### Task
Print exactly the lines from the first one down to the line containing "1000, 1259, 1585, 1995, 2512, 3162]", both ends included, with no pictures and nothing else.

--- start Material provided ---

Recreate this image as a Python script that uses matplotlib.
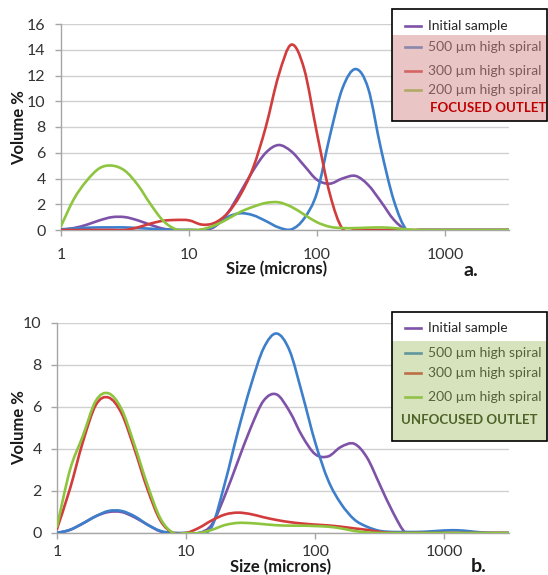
import numpy as np
import matplotlib
matplotlib.use("Agg")
import matplotlib.pyplot as plt
from matplotlib.lines import Line2D
from matplotlib.patches import Rectangle, PathPatch
from matplotlib.path import Path

plt.rcParams['font.family'] = ['Lato', 'DejaVu Sans']

# x positions (microns), ~0.1 decade steps
sizes = [1, 1.26, 1.58, 2.0, 2.51, 3.16, 3.98, 5.01, 6.31, 7.94,
         10, 12.6, 15.8, 20.0, 25.1, 31.6, 39.8, 50.1, 63.1, 79.4,
         100, 126, 158, 200, 251, 316, 398, 501, 631, 794,
         1000, 1259, 1585, 1995, 2512, 3162]

series_labels = ["Initial sample", "500 \u00b5m high spiral",
                 "300 \u00b5m high spiral", "200 \u00b5m high spiral"]
colors = ['#7D52A8', '#3D7FCB', '#D23C3C', '#8DC53F']

# Panel a (focused outlet)
a_initial = [0.0, 0.15, 0.4, 0.75, 1.0, 1.0, 0.75, 0.4, 0.1, 0.0,
             0.0, 0.0, 0.25, 1.3, 2.9, 4.6, 6.0, 6.6, 6.1, 5.0,
             3.9, 3.6, 4.0, 4.2, 3.5, 2.2, 0.8, 0.0, 0.0, 0.0,
             0.0, 0.0, 0.0, 0.0, 0.0, 0.0]
a_500 = [0.05, 0.12, 0.17, 0.2, 0.2, 0.2, 0.15, 0.1, 0.03, 0.0,
         0.0, 0.0, 0.3, 1.0, 1.3, 1.15, 0.7, 0.2, 0.05, 0.9,
         2.9, 7.3, 11.0, 12.5, 11.0, 6.3, 2.3, 0.0, 0.0, 0.0,
         0.0, 0.0, 0.0, 0.0, 0.0, 0.0]
a_300 = [0.0, 0.0, 0.0, 0.0, 0.0, 0.0, 0.2, 0.5, 0.72, 0.78,
         0.75, 0.42, 0.55, 1.3, 2.7, 4.8, 8.0, 12.0, 14.4, 12.5,
         7.5, 2.8, 0.1, 0.0, 0.0, 0.0, 0.0, 0.0, 0.0, 0.0,
         0.0, 0.0, 0.0, 0.0, 0.0, 0.0]
a_200 = [0.3, 2.4, 3.8, 4.8, 5.0, 4.6, 3.5, 2.0, 0.7, 0.05,
         0.0, 0.05, 0.35, 0.85, 1.4, 1.8, 2.1, 2.15, 1.8, 1.2,
         0.6, 0.25, 0.15, 0.15, 0.18, 0.2, 0.15, 0.05, 0.0, 0.0,
         0.0, 0.0, 0.0, 0.0, 0.0, 0.0]

# Panel b (unfocused outlet)
b_initial = [0.0, 0.15, 0.45, 0.8, 1.0, 1.0, 0.75, 0.4, 0.08, 0.0,
             0.0, 0.0, 0.4, 1.8, 3.4, 5.0, 6.3, 6.6, 5.8, 4.6,
             3.75, 3.65, 4.1, 4.25, 3.6, 2.3, 1.0, 0.0, 0.0, 0.0,
             0.0, 0.0, 0.0, 0.0, 0.0, 0.0]
b_500 = [0.0, 0.15, 0.45, 0.8, 1.05, 1.05, 0.8, 0.4, 0.1, 0.0,
         0.0, 0.0, 0.3, 2.4, 4.8, 7.0, 8.8, 9.5, 8.7, 6.6,
         4.3, 2.5, 1.4, 0.65, 0.3, 0.1, 0.05, 0.05, 0.05, 0.08,
         0.12, 0.13, 0.08, 0.02, 0.0, 0.0]
b_300 = [0.2, 2.1, 4.3, 6.1, 6.45, 5.7, 4.0, 2.1, 0.6, 0.0,
         0.0, 0.25, 0.6, 0.88, 0.97, 0.9, 0.75, 0.62, 0.52, 0.45,
         0.4, 0.36, 0.3, 0.22, 0.15, 0.05, 0.0, 0.0, 0.0, 0.0,
         0.0, 0.0, 0.0, 0.0, 0.0, 0.0]
b_200 = [0.3, 3.0, 4.6, 6.3, 6.65, 5.9, 4.2, 2.3, 0.7, 0.0,
         0.0, 0.0, 0.15, 0.38, 0.48, 0.47, 0.42, 0.37, 0.35, 0.35,
         0.33, 0.3, 0.22, 0.1, 0.03, 0.0, 0.0, 0.0, 0.0, 0.0,
         0.0, 0.0, 0.0, 0.0, 0.0, 0.0]

a_yticks = [0, 2, 4, 6, 8, 10, 12, 14, 16]
b_yticks = [0, 2, 4, 6, 8, 10]
xticks = [1, 10, 100, 1000]
xticklabels = ["1", "10", "100", "1000"]

W, H = 548, 575
fig = plt.figure(figsize=(W / 100, H / 100), dpi=100)


def fx(px):
    return px / W


def fy(py):
    return 1 - py / H


def smooth_path(xs, ys):
    """Excel-style smoothed line: cubic Bezier segments through the data
    points (control points built in log-x space, drawn by matplotlib)."""
    lx = np.log10(np.asarray(xs, float))
    y = np.asarray(ys, float)
    n = len(lx)
    verts = [(xs[0], y[0])]
    codes = [Path.MOVETO]
    for i in range(n - 1):
        i0 = max(i - 1, 0)
        i3 = min(i + 2, n - 1)
        c1x = lx[i] + (lx[i + 1] - lx[i0]) / 6
        c1y = y[i] + (y[i + 1] - y[i0]) / 6
        c2x = lx[i + 1] - (lx[i3] - lx[i]) / 6
        c2y = y[i + 1] - (y[i3] - y[i]) / 6
        verts += [(10 ** c1x, c1y), (10 ** c2x, c2y), (xs[i + 1], y[i + 1])]
        codes += [Path.CURVE4] * 3
    return Path(verts, codes)


def make_panel(rect, data, yticks, xpad):
    ax = fig.add_axes(rect)
    ax.set_xscale('log')
    for vals, c in zip(data, colors):
        ax.add_patch(PathPatch(smooth_path(sizes, vals), facecolor='none',
                               edgecolor=c, lw=1.9, capstyle='round',
                               joinstyle='round', zorder=3))
    ax.set_xlim(1, 3162)
    ax.set_ylim(yticks[0], yticks[-1])
    ax.set_yticks(yticks)
    ax.set_xticks(xticks)
    ax.set_xticklabels(xticklabels)
    ax.xaxis.set_minor_locator(matplotlib.ticker.NullLocator())
    ax.grid(axis='y', color='#D0D0D0', lw=1.0, zorder=0)
    for s in ['top', 'right']:
        ax.spines[s].set_visible(False)
    for s in ['left', 'bottom']:
        ax.spines[s].set_color('#A6A6A6')
        ax.spines[s].set_linewidth(1.0)
    ax.tick_params(axis='both', colors='#A6A6A6', labelcolor='#333333',
                   labelsize=11.5, length=4, width=1)
    ax.tick_params(axis='x', pad=xpad)
    ax.tick_params(axis='y', pad=7)
    return ax


ax_a = make_panel([fx(61), fy(230), fx(509) - fx(61), fy(24) - fy(230)],
                  [a_initial, a_500, a_300, a_200], a_yticks, 9)
ax_b = make_panel([fx(57), fy(533), fx(509) - fx(57), fy(323) - fy(533)],
                  [b_initial, b_500, b_300, b_200], b_yticks, 5)

# axis labels
for cy in (128, 428):
    fig.text(fx(19), fy(cy), "Volume %", rotation=90, ha='center',
             va='center', fontsize=12, fontweight='bold', color='#1a1a1a')
fig.text(fx(277), fy(269), "Size (microns)", ha='center', va='center',
         fontsize=12, fontweight='bold', color='#1a1a1a')
fig.text(fx(281), fy(567), "Size (microns)", ha='center', va='center',
         fontsize=12, fontweight='bold', color='#1a1a1a')
fig.text(fx(463), fy(270), "a.", ha='left', va='center', fontsize=14,
         fontweight='bold', color='#1a1a1a')
fig.text(fx(471), fy(567), "b.", ha='left', va='center', fontsize=14,
         fontweight='bold', color='#1a1a1a')


def draw_legend(box, rows_y, overlay_top, overlay_color, overlay_alpha,
                tag, tag_x, tag_ha, tag_y, tag_color):
    x0, y0, x1, y1 = box
    fig.patches.append(Rectangle((fx(x0), fy(y1)), fx(x1) - fx(x0),
                                 fy(y0) - fy(y1), transform=fig.transFigure,
                                 facecolor='white', edgecolor='none',
                                 zorder=5))
    for lab, c, ry in zip(series_labels, colors, rows_y):
        fig.lines.append(Line2D([fx(405), fx(421)], [fy(ry), fy(ry)],
                                transform=fig.transFigure, color=c, lw=1.9,
                                zorder=6))
        fig.text(fx(428), fy(ry), lab, ha='left', va='center',
                 fontsize=10, color='#262626', zorder=6)
    fig.patches.append(Rectangle((fx(x0), fy(y1)), fx(x1) - fx(x0),
                                 fy(overlay_top) - fy(y1),
                                 transform=fig.transFigure,
                                 facecolor=overlay_color, alpha=overlay_alpha,
                                 edgecolor='none', zorder=7))
    fig.patches.append(Rectangle((fx(x0), fy(y1)), fx(x1) - fx(x0),
                                 fy(y0) - fy(y1), transform=fig.transFigure,
                                 facecolor='none', edgecolor='black', lw=1.2,
                                 zorder=8))
    fig.text(fx(tag_x), fy(tag_y), tag, ha=tag_ha, va='center', fontsize=9.5,
             fontweight='bold', color=tag_color, zorder=9)


draw_legend((392, 9, 547, 121), [26, 47, 71, 90], 35, '#D58F8D', 0.5,
            "FOCUSED OUTLET", 430, 'left', 108, '#C00000')
draw_legend((392, 312, 547, 441), [328, 353, 373, 397], 341, '#9BBB59', 0.4,
            "UNFOCUSED OUTLET", 469, 'center', 420, '#4F6228')

fig.savefig("out.png", dpi=100)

--- end Material provided ---

### Exercise response
Recreate this image as a Python script that uses matplotlib.
import numpy as np
import matplotlib
matplotlib.use("Agg")
import matplotlib.pyplot as plt
from matplotlib.lines import Line2D
from matplotlib.patches import Rectangle, PathPatch
from matplotlib.path import Path

plt.rcParams['font.family'] = ['Lato', 'DejaVu Sans']

# x positions (microns), ~0.1 decade steps
sizes = [1, 1.26, 1.58, 2.0, 2.51, 3.16, 3.98, 5.01, 6.31, 7.94,
         10, 12.6, 15.8, 20.0, 25.1, 31.6, 39.8, 50.1, 63.1, 79.4,
         100, 126, 158, 200, 251, 316, 398, 501, 631, 794,
         1000, 1259, 1585, 1995, 2512, 3162]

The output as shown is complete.